I’m afraid to engage in other relationships because I know exactly how that will end. We are nothing and I am nothing more than a living emotional crutch for when you think you need me. Friends, no benefits. I think I liked it better when we hated each other. At least back then I knew where we stood. This bullshit detente is something I tired of a long time ago.
I can’t tell if it’s mental health, mind games or some sort of twisted twelve step program so you can have peace. The problem is I simply evolved past you a long fucking time ago. I am at peace. I’ve made amends with every one of my decisions in my life.
Not all of them are good, but I have a good life now. You are still a prisoner to your emotions and your circumstances. Meanwhile I just choose to move past mine if something happens. You are the only blood tie that I ever gave a damn about that keeps in this shitty region of Ontario. I’ve always had options, look at my little vacation early in the month. I went somewhere that should have been home for us both.

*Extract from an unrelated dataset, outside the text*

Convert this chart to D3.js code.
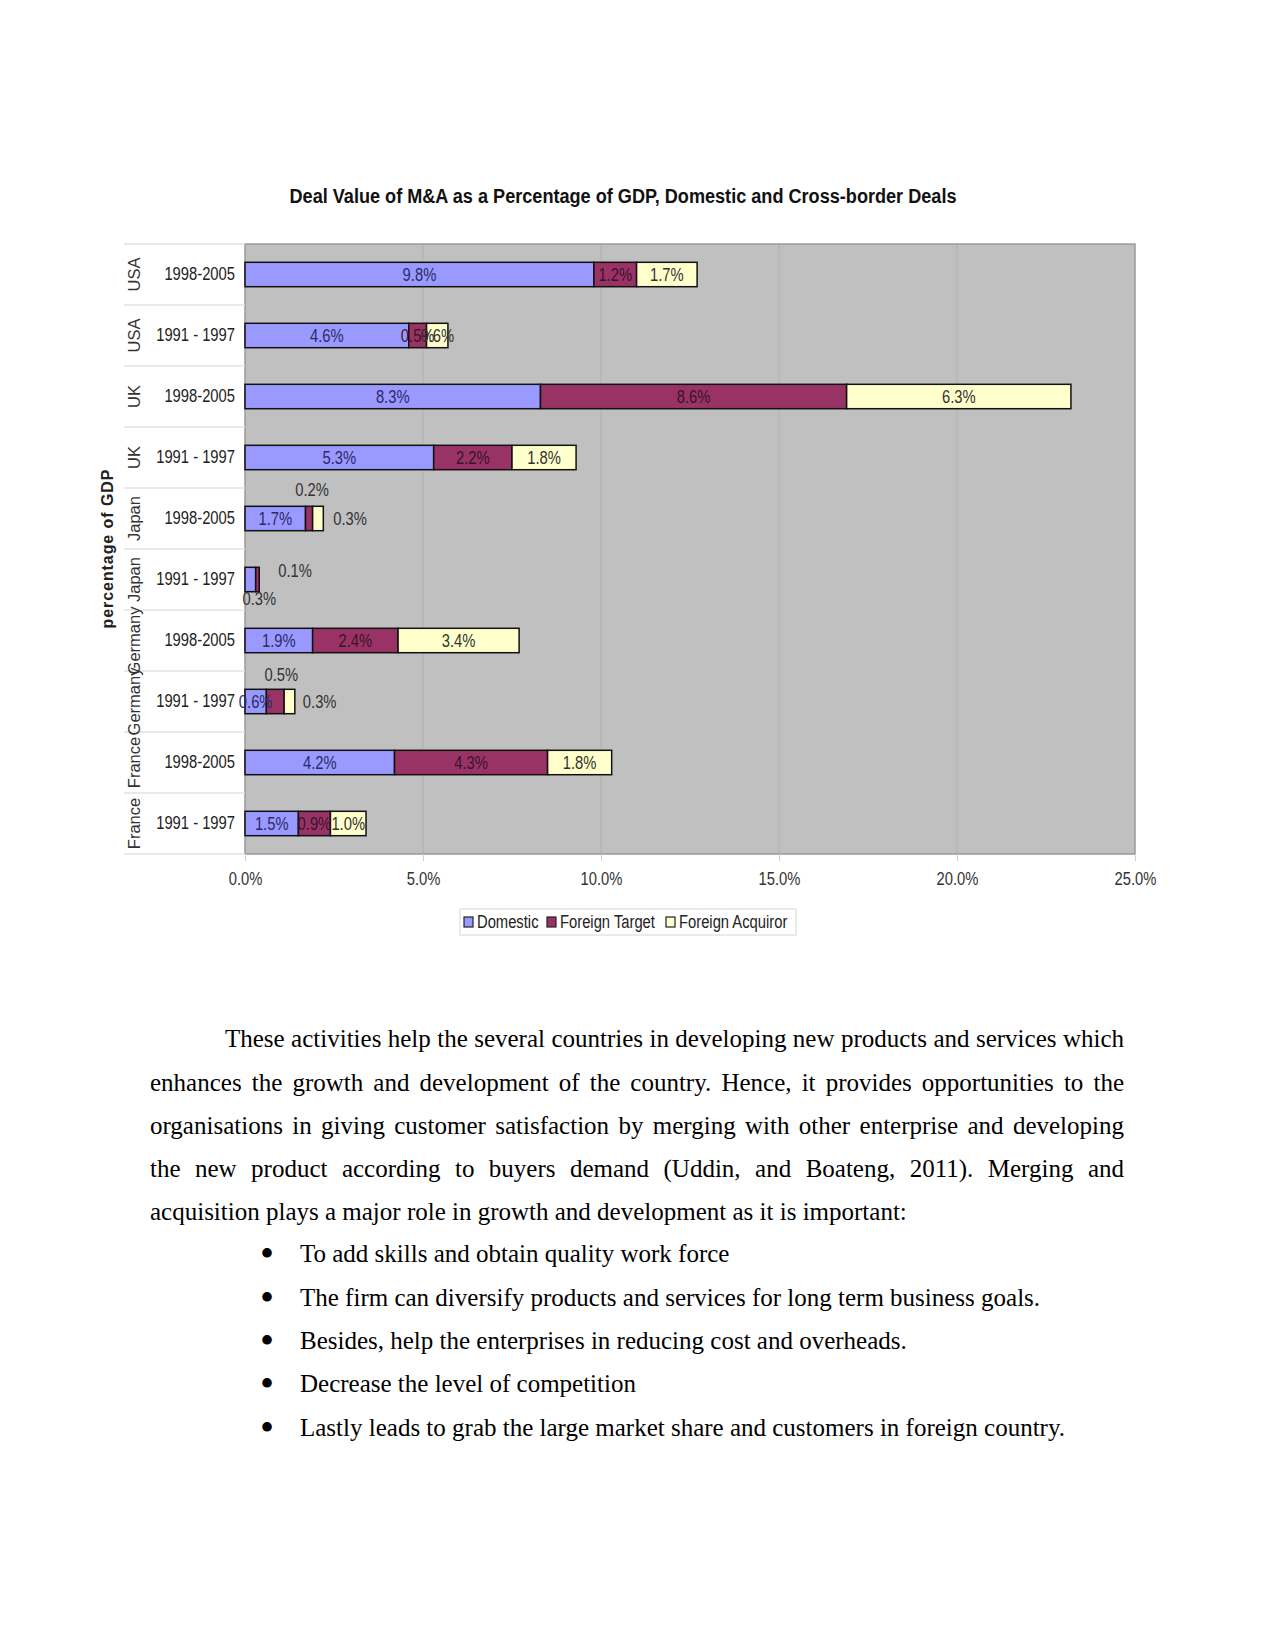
<!DOCTYPE html>
<html>
<head>
<meta charset="utf-8">
<script src="https://cdn.jsdelivr.net/npm/d3@7"></script>
<style>
  html, body { margin: 0; padding: 0; background: #fff; }
  svg { display: block; }
</style>
</head>
<body>
<svg id="page" width="1275" height="1650"></svg>
<script>
// ---------------- DATA ----------------
const title = "Deal Value of M&A as a Percentage of GDP, Domestic and Cross-border Deals";
const yAxisTitle = "percentage of GDP";
const countries = ["USA", "USA", "UK", "UK", "Japan", "Japan", "Germany", "Germany", "France", "France"];
const periods = ["1998-2005", "1991 - 1997", "1998-2005", "1991 - 1997", "1998-2005", "1991 - 1997", "1998-2005", "1991 - 1997", "1998-2005", "1991 - 1997"];
const seriesNames = ["Domestic", "Foreign Target", "Foreign Acquiror"];
const domestic = [9.8, 4.6, 8.3, 5.3, 1.7, 0.3, 1.9, 0.6, 4.2, 1.5];
const foreignTarget = [1.2, 0.5, 8.6, 2.2, 0.2, 0.1, 2.4, 0.5, 4.3, 0.9];
const foreignAcquiror = [1.7, 0.6, 6.3, 1.8, 0.3, 0.0, 3.4, 0.3, 1.8, 1.0];
const xTicks = [0, 5, 10, 15, 20, 25];

const paragraphLines = [
  "These activities help the several countries in developing new products and services which",
  "enhances the growth and development of the country. Hence, it provides opportunities to the",
  "organisations in giving customer satisfaction by merging with other enterprise and developing",
  "the new product according to buyers demand (Uddin, and Boateng, 2011). Merging and",
  "acquisition plays a major role in growth and development as it is important:"
];
const bullets = [
  "To add skills and obtain quality work force",
  "The firm can diversify products and services for long term business goals.",
  "Besides, help the enterprises in reducing cost and overheads.",
  "Decrease the level of competition",
  "Lastly leads to grab the large market share and customers in foreign country."
];

// ---------------- STYLE ----------------
const colors = ["#9999FF", "#993366", "#FFFFCC"];
const labelColors = ["#2b2b66", "#3a1428", "#333333"];
const sans = "'Liberation Sans', Arial, sans-serif";
const serif = "'Liberation Serif', 'Times New Roman', serif";
const NARROW = 0.82; // horizontal condensing to mimic Arial Narrow
// small labels that Excel placed outside their segment
const labelPlacement = {
  "4-1": { pos: "above", dx: 3, dy: -29 },
  "4-2": { pos: "right", dx: 10, dy: 0 },
  "5-0": { pos: "below", dx: 9, dy: 19 },
  "5-1": { pos: "right", dx: 19, dy: -9 },
  "7-1": { pos: "above", dx: 6, dy: -27 },
  "7-2": { pos: "right", dx: 8, dy: 0 }
};

function condense(sel, f) {
  sel.each(function () {
    const l = this.getComputedTextLength();
    d3.select(this).attr("textLength", l * f).attr("lengthAdjust", "spacingAndGlyphs");
  });
}

const svg = d3.select("#page");

// ---------------- CHART ----------------
const plot = { left: 245, right: 1135, top: 244, bottom: 854 };
const x = d3.scaleLinear().domain([0, 25]).range([plot.left, plot.right]);
const idx = d3.range(countries.length);
const y = d3.scaleBand().domain(idx).range([plot.top, plot.bottom]).paddingInner(0.6).paddingOuter(0.3);
const step = y.step();

const rows = idx.map(i => ({ i, Domestic: domestic[i], "Foreign Target": foreignTarget[i], "Foreign Acquiror": foreignAcquiror[i] }));
const stacked = d3.stack().keys(seriesNames)(rows);

// title
svg.append("text")
  .attr("x", 623).attr("y", 203)
  .attr("text-anchor", "middle")
  .attr("font-family", sans).attr("font-weight", "bold").attr("font-size", 20)
  .attr("fill", "#111")
  .attr("textLength", 667).attr("lengthAdjust", "spacingAndGlyphs")
  .text(title);

// plot background
svg.append("rect")
  .attr("x", plot.left).attr("y", plot.top)
  .attr("width", plot.right - plot.left).attr("height", plot.bottom - plot.top)
  .attr("fill", "#C0C0C0");

// gridlines
svg.append("g").selectAll("line").data(xTicks.slice(1, -1)).join("line")
  .attr("x1", d => x(d)).attr("x2", d => x(d))
  .attr("y1", plot.top).attr("y2", plot.bottom)
  .attr("stroke", "#b0b0b0").attr("stroke-width", 1);

// plot border
svg.append("rect")
  .attr("x", plot.left).attr("y", plot.top)
  .attr("width", plot.right - plot.left).attr("height", plot.bottom - plot.top)
  .attr("fill", "none").attr("stroke", "#9a9a9a").attr("stroke-width", 1.5);

// left category separators
const bounds = d3.range(countries.length + 1).map(k => plot.top + k * step);
svg.append("g").selectAll("line").data(bounds).join("line")
  .attr("x1", 124).attr("x2", plot.left)
  .attr("y1", d => d).attr("y2", d => d)
  .attr("stroke", "#e2e2e2").attr("stroke-width", 1.5);

// x axis
const xAxis = d3.axisBottom(x).tickValues(xTicks).tickFormat(d => d3.format(".1f")(d) + "%").tickSize(7).tickPadding(11);
const gx = svg.append("g").attr("transform", `translate(0,${plot.bottom})`).call(xAxis);
gx.select(".domain").remove();
gx.selectAll(".tick line").attr("stroke", "#d0d0d0");
gx.selectAll(".tick text").attr("font-family", sans).attr("font-size", 18).attr("fill", "#333").call(condense, NARROW);

// y axis (period labels)
const yAxis = d3.axisLeft(y).tickFormat(i => periods[i]).tickSize(0).tickPadding(10);
const gy = svg.append("g").attr("transform", `translate(${plot.left},0)`).call(yAxis);
gy.select(".domain").remove();
gy.selectAll(".tick text").attr("font-family", sans).attr("font-size", 18).attr("fill", "#222").call(condense, NARROW);

// country labels (rotated)
svg.append("g").selectAll("text").data(idx).join("text")
  .attr("transform", i => `translate(140,${y(i) + y.bandwidth() / 2}) rotate(-90)`)
  .attr("text-anchor", "middle")
  .attr("font-family", sans).attr("font-size", 16.5).attr("fill", "#333")
  .text(i => countries[i]);

// y axis title
svg.append("text")
  .attr("transform", `translate(113,${549}) rotate(-90)`)
  .attr("text-anchor", "middle")
  .attr("font-family", sans).attr("font-weight", "bold").attr("font-size", 16)
  .attr("fill", "#222")
  .attr("textLength", 159).attr("lengthAdjust", "spacing")
  .text(yAxisTitle);

// bars
const gBars = svg.append("g");
stacked.forEach((layer, s) => {
  gBars.append("g").selectAll("rect").data(layer.filter(d => d[1] - d[0] > 0)).join("rect")
    .attr("x", d => x(d[0]))
    .attr("y", d => y(d.data.i))
    .attr("width", d => x(d[1]) - x(d[0]))
    .attr("height", y.bandwidth())
    .attr("fill", colors[s])
    .attr("stroke", "#111").attr("stroke-width", 1.5);
});

// data labels
const gLab = svg.append("g");
stacked.forEach((layer, s) => {
  layer.forEach(d => {
    const v = d[1] - d[0];
    if (v <= 0) return;
    const i = d.data.i;
    const cy = y(i) + y.bandwidth() / 2;
    const p = labelPlacement[i + "-" + s];
    let tx, ty, anchor = "middle", fill = labelColors[s];
    if (!p) {
      tx = (x(d[0]) + x(d[1])) / 2; ty = cy;
    } else if (p.pos === "right") {
      const end = x(d3.sum([domestic[i], foreignTarget[i], foreignAcquiror[i]]));
      tx = end + p.dx; ty = cy + p.dy; anchor = "start"; fill = "#333";
    } else {
      tx = (x(d[0]) + x(d[1])) / 2 + p.dx; ty = cy + p.dy; fill = "#333";
    }
    gLab.append("text")
      .attr("x", tx).attr("y", ty).attr("dy", "0.36em")
      .attr("text-anchor", anchor)
      .attr("font-family", sans).attr("font-size", 18).attr("fill", fill)
      .text(d3.format(".1f")(v) + "%")
      .call(condense, NARROW);
  });
});

// legend
const legend = svg.append("g");
legend.append("rect").attr("x", 460).attr("y", 909).attr("width", 336).attr("height", 26)
  .attr("fill", "#fff").attr("stroke", "#e4e4e4").attr("stroke-width", 1.5);
const legendX = [464, 547, 666];
seriesNames.forEach((n, s) => {
  legend.append("rect").attr("x", legendX[s]).attr("y", 917).attr("width", 9).attr("height", 10)
    .attr("fill", colors[s]).attr("stroke", "#222").attr("stroke-width", 1.2);
  legend.append("text").attr("x", legendX[s] + 13).attr("y", 928)
    .attr("font-family", sans).attr("font-size", 18).attr("fill", "#222")
    .text(n)
    .call(condense, NARROW);
});

// ---------------- BODY TEXT ----------------
const fontSize = 25;
const measure = svg.append("text").attr("font-family", serif).attr("font-size", fontSize).attr("visibility", "hidden");
function wordWidth(w) { measure.text(w); return measure.node().getComputedTextLength(); }

const textG = svg.append("g").attr("font-family", serif).attr("font-size", fontSize).attr("fill", "#000");
const lineY = [1047, 1091, 1134, 1177, 1220];
paragraphLines.forEach((line, k) => {
  const left = k === 0 ? 225 : 150;
  const right = 1124;
  const t = textG.append("text").attr("y", lineY[k]);
  if (k === paragraphLines.length - 1) {
    t.attr("x", left).text(line);
  } else {
    const words = line.split(" ");
    const widths = words.map(wordWidth);
    const gap = (right - left - d3.sum(widths)) / (words.length - 1);
    let cx = left;
    words.forEach((w, j) => {
      t.append("tspan").attr("x", cx).text(w + (j < words.length - 1 ? " " : ""));
      cx += widths[j] + gap;
    });
  }
});
measure.remove();

const bulletY = [1262, 1306, 1349, 1392, 1436];
bullets.forEach((b, k) => {
  textG.append("text").attr("x", 267).attr("y", bulletY[k] + 5).attr("text-anchor", "middle")
    .attr("font-size", 40).text("•");
  textG.append("text").attr("x", 300).attr("y", bulletY[k]).text(b);
});
</script>
</body>
</html>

That’s the difference, when you went to Windsor you were running away from home as far as you could get for school, when I went to Windsor, I was running away from you, I found myself a new home, you followed me anyways.
I should be a distant memory, one you think of once or twice in pleasure and pain. We shouldn’t be tied to each other till the end, but we are. There won’t be anyone else.
I’m very aware that I’m the monster under your bed, the monster in your bed, the monster in your mind… you’ve always defined us as beauty and the beast… so I’ve accepted my place as the monster in love with you… and acted accordingly, but with honour. That part you could and will never control.
There are rules on the battleground, some you ignored. And more you ignore now that I’ve surrendered and given you the win.
But the one thing I never wanted for either of you to is for either of you to fear me. But at some base level as close as we get, there is still that element. Might as well accept it.
I’d rather be your demon so you have someone to blame, than have you deal with actual issues. You’ve never been good with that. I’m a monster in a fictional reality. But one of us has to live in the real world.